Mais si on part du principe que Facebook ne peut pas agir autrement car c’est son business model et qu’on parie sur une érosion lente mais certaines de la confiance des utilisateurs, on ne peut qu’évoquer la survie du modèle du « user as a service » sur lequel la plupart des géants (et des plus petits) du net ont assis leur réussite. Ce modèle où l’utilisateur est le produit qu’on vend, pas le client qu’on satisfait.
Et là c’est le modèle qui a servi à générer les revenus de toute une industrie qui est en danger. Crise de confiance plus GDPR, tout est en place pour qu’explose un jour la bulle du business de la donnée personnelle du client. Quand le troupeau ne se rend plus volontairement à l’abattoir, le boucher doit revoir son modèle.
Tout est en place mais…
Que la terre entière veuille quitter Facebook aujourd’hui, Google et d’autres demain est une chose. Qu’ils ne fassent en est une autre.
Il faut qu’un niveau critique de défiance soit atteint et on est loin d’y être.
Il faut des services de substitution crédibles et on est très loin de les avoir.
Il faut que les deux soient là en même temps et c’est loin d’être gagné. Créer le service c’est bien mais avec quels revenus en attendant que le point de bascule soit atteint.
Et tout cela ne répond pas à la vraie question : avec quel modèle économique ? Car si c’est pour quitter Facebook pour aller chez son jumeau, cela ne sert à rien.
Avec un autre modèle ? Il n’y en a pas dix, pas trois. C’est un modèle payant. Qui serait prêt à payer pour utiliser Facebook ? Personne. Et là c’est l’utilisateur qui se retrouve face à ses propres contradictions.

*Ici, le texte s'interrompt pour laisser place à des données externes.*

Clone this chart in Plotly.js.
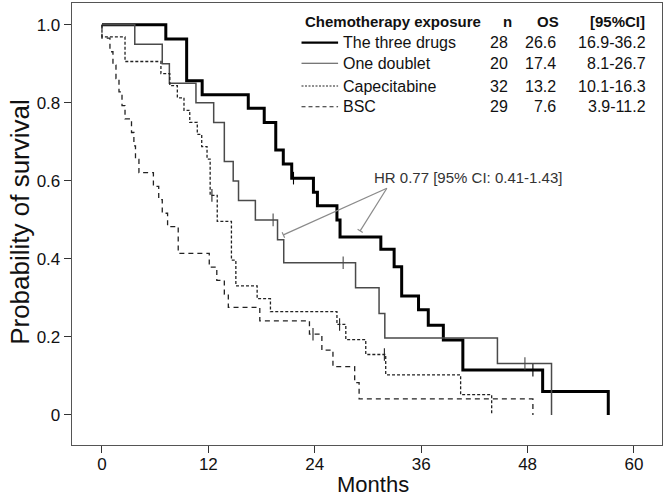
<!DOCTYPE html>
<html><head><meta charset="utf-8">
<script src="https://cdn.plot.ly/plotly-3.0.1.min.js"></script>
<style>html,body{margin:0;padding:0;background:#fff}#chart{width:664px;height:498px}</style>
</head><body><div id="chart"></div>
<script>
// ---- table / legend values ----
const groups = ['The three drugs', 'One doublet', 'Capecitabine', 'BSC'];
const nValues = ['28', '20', '32', '29'];
const osValues = ['26.6', '17.4', '13.2', '7.6'];
const ciValues = ['16.9-36.2', '8.1-26.7', '10.1-16.3', '3.9-11.2'];
const tableHeader = ['Chemotherapy exposure', 'n', 'OS', '[95%CI]'];

// ---- Kaplan-Meier step data (months, survival) ----
const threeMonths = [0, 7.2, 9.55, 11.3, 16.5, 18.3, 19.6, 20.45, 21.4, 23.85, 24.3, 26.5, 26.85, 31.45, 32.95, 33.8, 35.7, 36.8, 38.5, 40.7, 49.7, 57.1];
const threeSurv   = [1, 0.964, 0.857, 0.821, 0.786, 0.75, 0.679, 0.643, 0.607, 0.571, 0.536, 0.5, 0.456, 0.425, 0.38, 0.305, 0.27, 0.23, 0.192, 0.115, 0.06, 0];
const threeCensMonths = [21.6, 48.6];
const threeCensSurv   = [0.607, 0.115];

const doubletMonths = [0, 3.7, 6.8, 7.6, 10.6, 12.6, 13.8, 14.8, 15.4, 17.3, 19.8, 20.5, 28.6, 31.25, 31.9, 44.6, 50.7];
const doubletSurv   = [1, 0.95, 0.90, 0.85, 0.80, 0.75, 0.65, 0.60, 0.55, 0.50, 0.449, 0.39, 0.326, 0.26, 0.197, 0.132, 0];
const doubletCensMonths = [19.3, 27.2, 47.7];
const doubletCensSurv   = [0.50, 0.39, 0.132];

const capeMonths = [0, 0, 2.6, 6.65, 7.65, 8.5, 9.25, 9.9, 10.75, 11.25, 11.85, 12.2, 13.0, 14.6, 15.1, 17.5, 19.0, 26.5, 27.5, 29.75, 32.0, 40.45, 43.95];
const capeSurv   = [1, 0.969, 0.906, 0.875, 0.844, 0.813, 0.781, 0.75, 0.719, 0.688, 0.656, 0.563, 0.496, 0.397, 0.331, 0.298, 0.265, 0.232, 0.193, 0.155, 0.103, 0.052, 0];
const capeCensMonths = [12.4, 26.8, 31.85];
const capeCensSurv   = [0.563, 0.232, 0.155];

const bscMonths = [0, 0, 0.9, 1.24, 1.58, 1.92, 2.26, 2.6, 3.33, 3.6, 3.78, 4.17, 5.8, 6.4, 6.8, 7.4, 8.6, 12.1, 12.95, 13.8, 14.25, 17.8, 23.4, 24.8, 26.05, 28.5, 29.0, 48.6];
const bscSurv   = [1, 0.966, 0.931, 0.897, 0.862, 0.828, 0.793, 0.759, 0.724, 0.69, 0.655, 0.621, 0.586, 0.552, 0.517, 0.483, 0.414, 0.379, 0.345, 0.31, 0.276, 0.241, 0.207, 0.166, 0.124, 0.083, 0.041, 0];
const bscCensMonths = [23.8];
const bscCensSurv   = [0.207];

// ---- axes ----
const xTicks = [0, 12, 24, 36, 48, 60];
const yTicks = [0, 0.2, 0.4, 0.6, 0.8, 1.0];
const yTickLabels = ['0', '0.2', '0.4', '0.6', '0.8', '1.0'];
const xTitle = 'Months';
const yTitle = 'Probability of survival';
const hrText = 'HR 0.77 [95% CI: 0.41-1.43]';

// ---- styles ----
const narrow = '"Liberation Sans Narrow", "Arial Narrow", "Liberation Sans", Arial, sans-serif';
const sans = '"Liberation Sans", Arial, sans-serif';
const styles = [
  {color: '#000000', width: 3, dash: 'solid'},
  {color: '#4a4a4a', width: 1.5, dash: 'solid'},
  {color: '#222222', width: 1.3, dash: '3px,2px'},
  {color: '#222222', width: 1.3, dash: '5px,4px'}
];
const series = [
  [threeMonths, threeSurv, threeCensMonths, threeCensSurv],
  [doubletMonths, doubletSurv, doubletCensMonths, doubletCensSurv],
  [capeMonths, capeSurv, capeCensMonths, capeCensSurv],
  [bscMonths, bscSurv, bscCensMonths, bscCensSurv]
];

const traces = [];
series.forEach((s, i) => {
  const st = styles[i];
  traces.push({x: s[0], y: s[1], type: 'scatter', mode: 'lines', name: groups[i],
    line: {shape: 'hv', color: st.color, width: st.width, dash: st.dash}, showlegend: false, hoverinfo: 'skip'});
  traces.push({x: s[2], y: s[3], type: 'scatter', mode: 'markers', showlegend: false, hoverinfo: 'skip',
    marker: {symbol: 'line-ns-open', size: 9, color: st.color, line: {color: st.color, width: 1.1}}});
});

// plot area: left 72, right 662, top 3, bottom 445
const rowY = [0.9103, 0.8636, 0.8122, 0.7654];
const headerY = 0.9577;
const annotations = [];
const shapes = [];
const headX = [0.392, 0.7378, 0.8068, 0.9246];
const headAnchor = ['left', 'center', 'center', 'center'];
tableHeader.forEach((h, k) => {
  annotations.push({xref: 'paper', yref: 'paper', x: headX[k], y: headerY, xanchor: headAnchor[k], yanchor: 'middle', text: '<b>' + h + '</b>', showarrow: false, font: {family: sans, size: 15, color: '#111'}});
});
groups.forEach((g, i) => {
  const y = rowY[i];
  const st = styles[i];
  shapes.push({type: 'line', xref: 'paper', yref: 'paper', x0: 0.389, x1: 0.451, y0: y, y1: y,
    line: {color: st.color, width: i === 0 ? 2.2 : 1.1, dash: i === 2 ? '2px,1.5px' : (i === 3 ? '4px,3px' : 'solid')}});
  annotations.push({xref: 'paper', yref: 'paper', x: 0.4554, y: y, xanchor: 'left', yanchor: 'middle', text: g, showarrow: false, font: {family: sans, size: 16, color: '#111'}});
  annotations.push({xref: 'paper', yref: 'paper', x: 0.7424, y: y, xanchor: 'right', yanchor: 'middle', text: nValues[i], showarrow: false, font: {family: sans, size: 16, color: '#111'}});
  annotations.push({xref: 'paper', yref: 'paper', x: 0.8242, y: y, xanchor: 'right', yanchor: 'middle', text: osValues[i], showarrow: false, font: {family: sans, size: 16, color: '#111'}});
  annotations.push({xref: 'paper', yref: 'paper', x: 0.9768, y: y, xanchor: 'right', yanchor: 'middle', text: ciValues[i], showarrow: false, font: {family: sans, size: 16, color: '#111'}});
});

// HR annotation with two pointer lines ending in small bars
annotations.push({xref: 'x', yref: 'y', x: 30.42, y: 0.608, xanchor: 'left', yanchor: 'middle', text: hrText, showarrow: false, font: {family: sans, size: 15, color: '#333'}});
const hrLine = {color: '#8a8a8a', width: 1.2};
shapes.push({type: 'line', xref: 'x', yref: 'y', x0: 32.13, y0: 0.581, x1: 20.46, y1: 0.4615, line: hrLine});
shapes.push({type: 'line', xref: 'x', yref: 'y', x0: 32.13, y0: 0.581, x1: 29.12, y1: 0.472, line: hrLine});
shapes.push({type: 'line', xref: 'x', yref: 'y', x0: 20.32, y0: 0.4685, x1: 20.60, y1: 0.4545, line: hrLine});
shapes.push({type: 'line', xref: 'x', yref: 'y', x0: 28.83, y0: 0.476, x1: 29.41, y1: 0.468, line: hrLine});

// axis titles
annotations.push({xref: 'paper', yref: 'paper', x: 0.51, y: -0.09, xanchor: 'center', yanchor: 'middle', text: xTitle, showarrow: false, font: {family: narrow, size: 22, color: '#111'}});
annotations.push({xref: 'paper', yref: 'paper', x: -0.088, y: 0.505, xanchor: 'center', yanchor: 'middle', textangle: -90, text: yTitle, showarrow: false, font: {family: narrow, size: 26, color: '#111'}});

const layout = {
  width: 664, height: 498,
  margin: {l: 72, r: 2, t: 3, b: 53, pad: 0},
  paper_bgcolor: '#fff', plot_bgcolor: '#fff',
  showlegend: false,
  xaxis: {range: [-3.38, 63.16], tickvals: xTicks, ticktext: xTicks.map(String), ticks: 'outside', ticklen: 7, tickwidth: 1, tickcolor: '#333',
    ticklabelstandoff: -4,
    showline: true, mirror: true, linecolor: '#555', linewidth: 1.3, showgrid: false, zeroline: false,
    tickfont: {family: narrow, size: 17, color: '#111'}},
  yaxis: {range: [-0.077, 1.056], tickvals: yTicks, ticktext: yTickLabels, ticks: 'outside', ticklen: 7, tickwidth: 1, tickcolor: '#333',
    showline: true, mirror: true, linecolor: '#555', linewidth: 1.3, showgrid: false, zeroline: false,
    tickfont: {family: narrow, size: 17, color: '#111'}},
  annotations: annotations,
  shapes: shapes
};
Plotly.newPlot('chart', traces, layout, {staticPlot: true, displayModeBar: false});
</script>
</body></html>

La fin (relative) du syndrome de Stockholm digital
La bulle du « user as a service » ne risque à mon avis pas d’exploser mais elle peut dégonfler sérieusement, ce qui me semble finalement préférable. Le business de la donnée client n’est pas mort mais :
• il ne peut fonctionner que sur la confiance et les entreprises qui en vivent vont devoir faire plus de plus de transparence et limiter l’utilisation qu’elles font des données client. Ca n »est pas parce qu’une chose est possible, que quelqu’un est prêt à acheter qu’il faut le faire. On parle ici de confiance et de durabilité du business et de la relation utilisateur.
• la loi, RGDP aujourd’hui en Europe mais demain ses équivalents futurs ailleurs, va aussi changer la taille du terrain de jeu et les règles du jeu.
Ce qui a sauvé ce business model dans son état actuel est une sorte de syndrome de Stockholm digital qui rendait les utilisateurs complices de leurs ravisseurs. Le charme tombe peu a peu mais ça n’est pas la fin d’un business model. Il va se contracter, pas disparaitre.